I'm Ron Hutchcraft, and I want to have A Word With You today about "Thermostat or Thermometer?".
The fact is, you may be a thermometer, or might be a thermostat. Thermometer people tend to reflect the temperature of the people around them. "If you're hot, I'm hot. If you're cool, I'm cool. If you're nice, I'm nice. If you yell, I yell." Thermometer.
What most of us would like to be is a thermostat - someone who controls the temperature in our situation. Your family sure needs for you to be a thermostat. If everyone's a thermometer, hello chaos. The people you work with, your friends - they need someone who is under control, who doesn't go off with the stress, who is steady and caring and peaceful. Those thermostat people are rare, and so they're valuable.
My friend, Mark, runs a rapidly growing, highly pressurized company that services some of America's largest corporations. In the heat of battle one day, one of Mark's execs came in and said, "Man, how do you handle this pressure?" Well, Mark is kind of like the eye of a hurricane - the center of calm in this swirling storm. Actually, Mark explained his thermostatic peace in a word - "Jesus."
Our word for today from the Word of God comes from the words of Jesus Himself in John 14:27. He is talking to His closest friends on the most stressful night of His life, just before His arrest and execution. And it's on the eve of what is about to be the most stressful chapter in their lives. If stressful is a fair description of your life right now, these words from Jesus are for you, too. Here's what He says. "Peace I leave with you. My peace I give to you. I do not give you as the world gives. Do not let your hearts be troubled and do not be afraid."

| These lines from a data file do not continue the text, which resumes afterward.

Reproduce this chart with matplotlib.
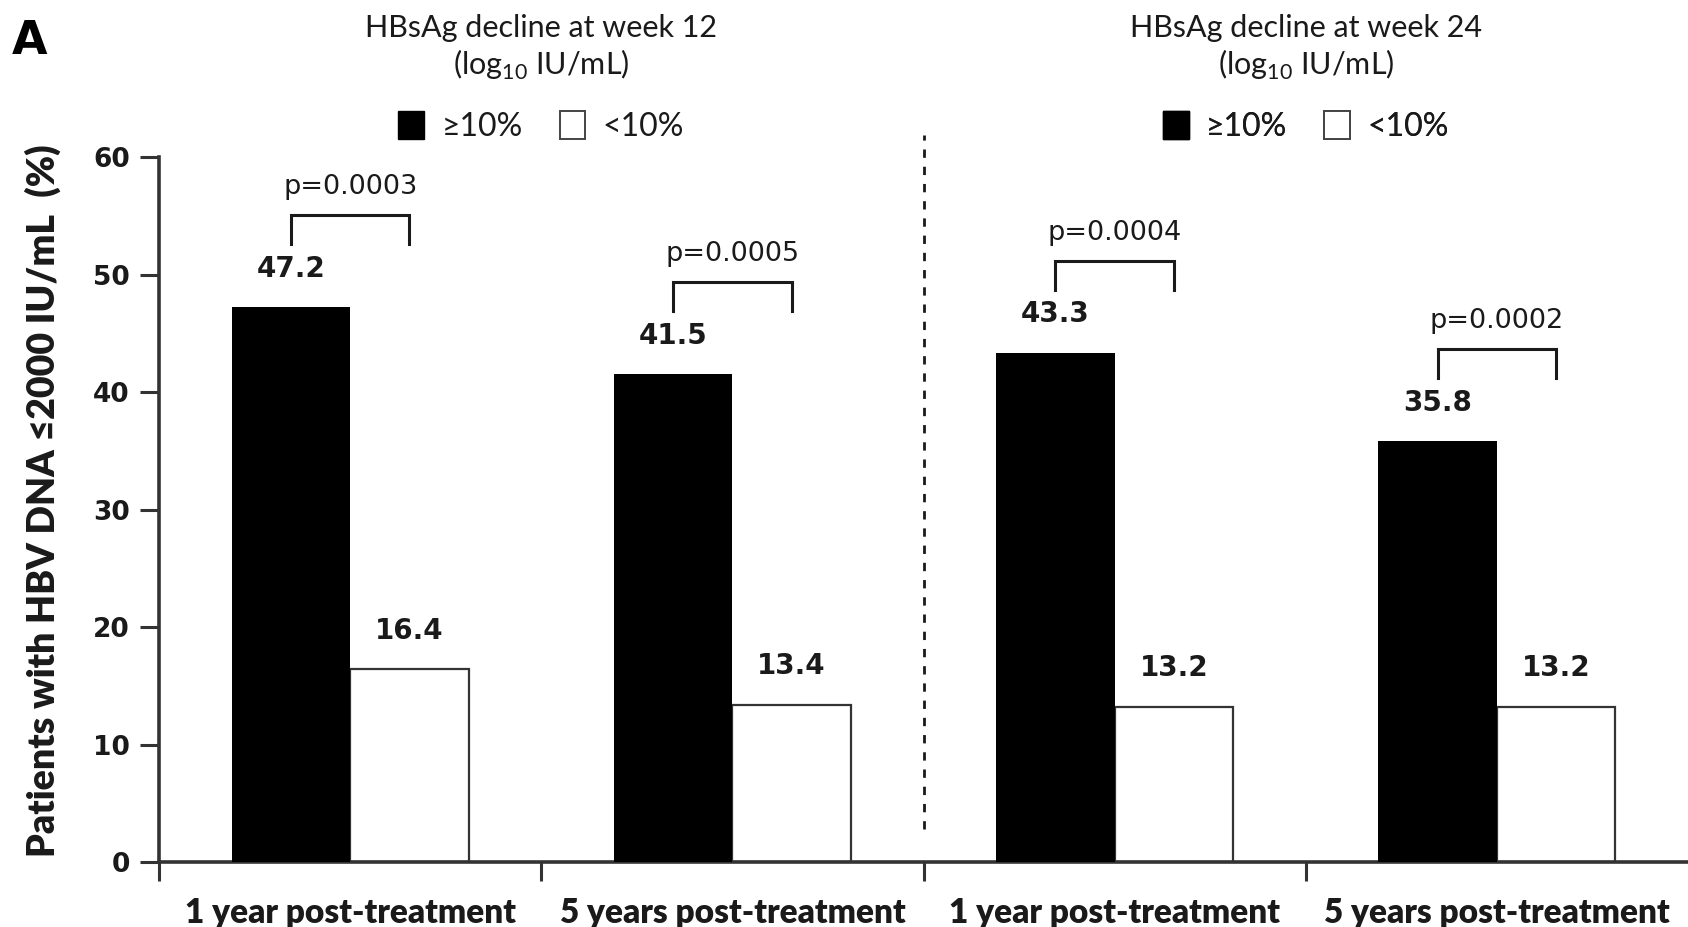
import matplotlib
matplotlib.use("Agg")
import matplotlib.pyplot as plt
from matplotlib.patches import Patch
from matplotlib.ticker import FixedLocator

# ---- data -------------------------------------------------------------
timepoints = ["1 year post-treatment", "5 years post-treatment",
              "1 year post-treatment", "5 years post-treatment"]
panel_titles = ["HBsAg decline at week 12", "HBsAg decline at week 24"]
decline_ge10 = [47.2, 41.5, 43.3, 35.8]   # HBsAg decline >=10%
decline_lt10 = [16.4, 13.4, 13.2, 13.2]   # HBsAg decline <10%
p_values = ["p=0.0003", "p=0.0005", "p=0.0004", "p=0.0002"]
legend_labels = ["\u226510%", "<10%"]
y_ticks = [0, 10, 20, 30, 40, 50, 60]

# ---- fonts --------------------------------------------------------------
HUMANIST = ["Lato", "DejaVu Sans"]
WIDE = ["DejaVu Sans"]
plt.rcParams["font.family"] = HUMANIST
plt.rcParams["mathtext.fontset"] = "custom"
plt.rcParams["mathtext.rm"] = "Lato"

INK = "#1a1a1a"
AXIS = "#333333"

fig = plt.figure(figsize=(16.88, 9.27), dpi=100)
ax = fig.add_axes([0.0942, 0.0701, 0.9058, 0.7605])

n = len(timepoints)
centers = [i + 0.5 for i in range(n)]
w = 0.31

ax.bar([c - w / 2 for c in centers], decline_ge10, w, color="black",
       edgecolor="black", linewidth=0, zorder=3)
ax.bar([c + w / 2 for c in centers], decline_lt10, w, facecolor="white",
       edgecolor=AXIS, linewidth=1.6, zorder=2)

# value labels
for c, v1, v2 in zip(centers, decline_ge10, decline_lt10):
    ax.text(c - w / 2, v1 + 3.3, f"{v1}", ha="center", va="center",
            fontsize=20, fontweight="bold", family=WIDE, color=INK)
    ax.text(c + w / 2, v2 + 3.3, f"{v2}", ha="center", va="center",
            fontsize=20, fontweight="bold", family=WIDE, color=INK)

# significance brackets
for c, v1, p in zip(centers, decline_ge10, p_values):
    lo = v1 + 5.4
    hi = lo + 2.45
    ax.plot([c - w / 2, c - w / 2, c + w / 2, c + w / 2], [lo, hi, hi, lo],
            color=INK, lw=2.2, solid_joinstyle="miter", clip_on=False, zorder=4)
    ax.text(c, hi + 2.4, p, ha="center", va="center", fontsize=19.5,
            family=WIDE, color=INK, clip_on=False)

# panel separator
ax.plot([2, 2], [2.8, 61.9], color=INK, lw=2, linestyle=(0, (3, 3.2)),
        clip_on=False, zorder=1)

# axes styling
ax.set_xlim(0, 4)
ax.set_ylim(0, 60)
for s in ["top", "right"]:
    ax.spines[s].set_visible(False)
for s in ["left", "bottom"]:
    ax.spines[s].set_linewidth(2.6)
    ax.spines[s].set_color(AXIS)

ax.set_yticks(y_ticks)
ax.set_yticklabels([str(t) for t in y_ticks], fontsize=19, fontweight="bold",
                   family=WIDE, color=INK)
ax.tick_params(axis="y", length=14, width=2.2, color=AXIS, pad=7)

ax.set_xticks(centers)
ax.set_xticklabels(timepoints, fontsize=24, fontweight="heavy", color=INK)
ax.tick_params(axis="x", which="major", length=0, pad=25)
ax.xaxis.set_minor_locator(FixedLocator([0, 1, 2, 3]))
ax.tick_params(axis="x", which="minor", length=14, width=2.2, color=AXIS)

# panel headers and legends
for k, title in enumerate(panel_titles):
    xc = 1 + 2 * k
    ax.text(xc, 71.0, title, ha="center", va="center", fontsize=22,
            color=INK, clip_on=False)
    ax.text(xc, 67.8, r"(log$_{\mathregular{10}}$ IU/mL)", ha="center",
            va="center", fontsize=22, color=INK, clip_on=False)
    handles = [Patch(facecolor="black", edgecolor="black"),
               Patch(facecolor="white", edgecolor="#444444", linewidth=1.4)]
    leg = ax.legend(handles, legend_labels, ncol=2, frameon=False,
                    loc="center", bbox_to_anchor=(xc, 62.6),
                    bbox_transform=ax.transData, fontsize=23,
                    handlelength=0.8, handleheight=0.95, handletextpad=0.55,
                    columnspacing=1.15, borderpad=0, borderaxespad=0)
    for t in leg.get_texts():
        t.set_color(INK)
    ax.add_artist(leg)

fig.text(0.0255, 0.46, "Patients with HBV DNA \u22642000 IU/mL  (%)",
         rotation=90, ha="center", va="center", fontsize=27,
         fontweight="heavy", color=INK)
fig.text(0.007, 0.979, "A", ha="left", va="top", fontsize=33,
         fontweight="bold", family=WIDE, color="black")

fig.savefig("out.png", dpi=100)
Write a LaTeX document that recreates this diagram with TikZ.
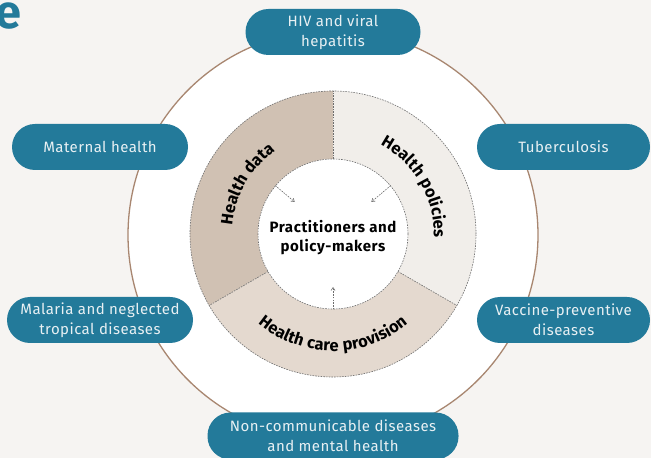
\documentclass[tikz,border=0pt]{standalone}
\usepackage{fontspec}
\setmainfont{Fira Sans}
\newfontfamily\boxfont{Fira Sans}[LetterSpace=3]
\newfontfamily\keyfont{Fira Sans}[LetterSpace=4]
\usetikzlibrary{arrows.meta,decorations.text}

\definecolor{pagebg}{HTML}{F6F4F2}
\definecolor{ringbrown}{HTML}{A88670}
\definecolor{datatan}{HTML}{D0C1B3}
\definecolor{policycream}{HTML}{F1EEEA}
\definecolor{carebeige}{HTML}{E4D9CF}
\definecolor{boxteal}{HTML}{237A9A}
\definecolor{boxtext}{HTML}{E8F0F3}
\definecolor{seamgray}{HTML}{6E6E6E}

\begin{document}
\begin{tikzpicture}[x=1pt,y=1pt,
            topic/.style={rectangle,rounded corners=23pt,fill=boxteal,text=boxtext,
              minimum height=46pt,align=center,inner sep=2pt,
              font=\boxfont\fontsize{15}{20}\selectfont},
            seam/.style={draw=seamgray,line width=0.6pt,dash pattern=on 1.6pt off 1.1pt},
            feed/.style={seam,-{Straight Barb[length=3pt,width=4pt]}},
            ringlabel/.style={decorate,decoration={text along path,text align=center,
              text={|\keyfont\bfseries\fontsize{16.5}{17}\selectfont|#1}}}]
  \useasboundingbox (0,0) rectangle (651,458);
  \fill[pagebg] (0,0) rectangle (651,458);

  % heading letter, cut by the page edge
  \node[anchor=base east,inner sep=0pt,text=boxteal,font=\bfseries\fontsize{47}{47}\selectfont]
    (heading) at (22,429) {e};

  % outer ring
  \draw[ringbrown,line width=1.3pt,fill=white] (333,223) circle (205);

  \begin{scope}[shift={(333,224)}]
    \fill[datatan] (90:143) arc[start angle=90,end angle=210,radius=143]
      -- (210:75) arc[start angle=210,end angle=90,radius=75] -- cycle;
    \fill[policycream] (-30:143) arc[start angle=-30,end angle=90,radius=143]
      -- (90:75) arc[start angle=90,end angle=-30,radius=75] -- cycle;
    \fill[carebeige] (210:143) arc[start angle=210,end angle=330,radius=143]
      -- (330:75) arc[start angle=330,end angle=210,radius=75] -- cycle;
    \draw[seam] (0,0) circle (143);
    \foreach \a in {90,210,330}
      \draw[seam] (\a:75) -- (\a:143);
    % labels along the ring
    \path[ringlabel={Health data}] (210:101) arc[start angle=210,end angle=90,radius=101];
    \path[ringlabel={Health policies}] (90:101) arc[start angle=90,end angle=-30,radius=101];
    \path[ringlabel={Health care provision}] (210:117) arc[start angle=210,end angle=330,radius=117];
  \end{scope}

  \node[circle,seam,fill=white,minimum size=150pt,inner sep=0pt] (core) at (333,224) {};
  \node[align=center,font=\keyfont\bfseries\fontsize{15}{19}\selectfont] (who) at (333,220)
    {Practitioners and\\policy-makers};

  \coordinate (inA) at (294.7,256.1);
  \coordinate (inB) at (371.3,256.1);
  \coordinate (inC) at (333,171);
  \draw[feed] (core.140) -- (inA);
  \draw[feed] (core.40) -- (inB);
  \draw[feed] (core.270) -- (inC);

  % topics round the ring
  \node[topic,minimum width=175pt] (hiv) at (333,426) {HIV and viral\\hepatitis};
  \node[topic,minimum width=176pt] (maternal) at (100,311) {Maternal health};
  \node[topic,minimum width=173pt] (tb) at (563.5,311) {Tuberculosis};
  \node[topic,minimum width=186pt] (malaria) at (100,138) {Malaria and neglected\\tropical diseases};
  \node[topic,minimum width=173pt] (vaccine) at (563.5,138) {Vaccine-preventive\\diseases};
  \node[topic,minimum width=251pt,minimum height=47pt] (ncd) at (333,22)
    {Non-communicable diseases\\and mental health};
\end{tikzpicture}
\end{document}
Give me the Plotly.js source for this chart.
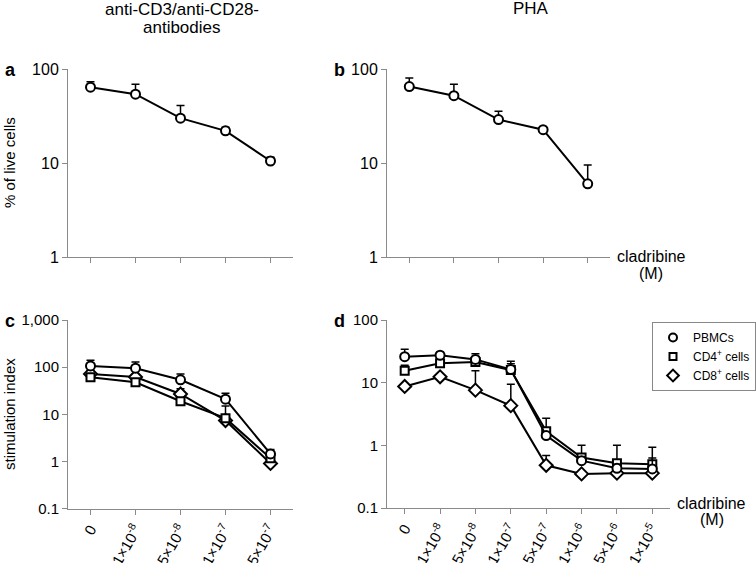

I'm sure I don't have to make a list of the uncertainties in our world that could make any of our hearts "troubled" or "afraid" right now. There's plenty of them, and you probably have a pretty impressive list of your own. But in the midst of combat conditions, Jesus says, "I give you My peace, like nothing, like no one on earth can give you."
A love-relationship with the Son of God is the secret of my friend Mark's peace under pressure. It's a peace that I have experienced over and over again from hospital rooms, to gravesides, to doctor's offices, to airplanes in trouble, to out-of-control weeks. The anchor, I'll tell you, is that relationship with Jesus Christ.
And when you know you belong to Him, you can be a thermostat instead of a thermometer because you know you have an identity, you have a security, you have a love that is rooted in something you cannot lose. The freedom of knowing that whatever's at stake in this situation isn't all there is. You're anchored to Jesus Christ, His unlovable love, and His unstoppable plans.
It's the relationship you were made for, that you've been missing because your sin has cut you off from your Creator. It's the relationship that Jesus died to give you by paying for your sin on His cross. If you're ready to let Jesus bring peace to that storm inside you, tell Him you are trusting Him to be your Savior from your sin.
If you want to anchor this relationship and be sure you belong to Him, that's what our website's there for. So I invite you to go as soon as you can to ANewStory.com. That's what it's all about is the beginning of your new story with Jesus.
Jesus makes a thermometer person into a thermostat, who has this inner power...His inner power to set a whole new temperature. And right now He's just waiting for your invitation.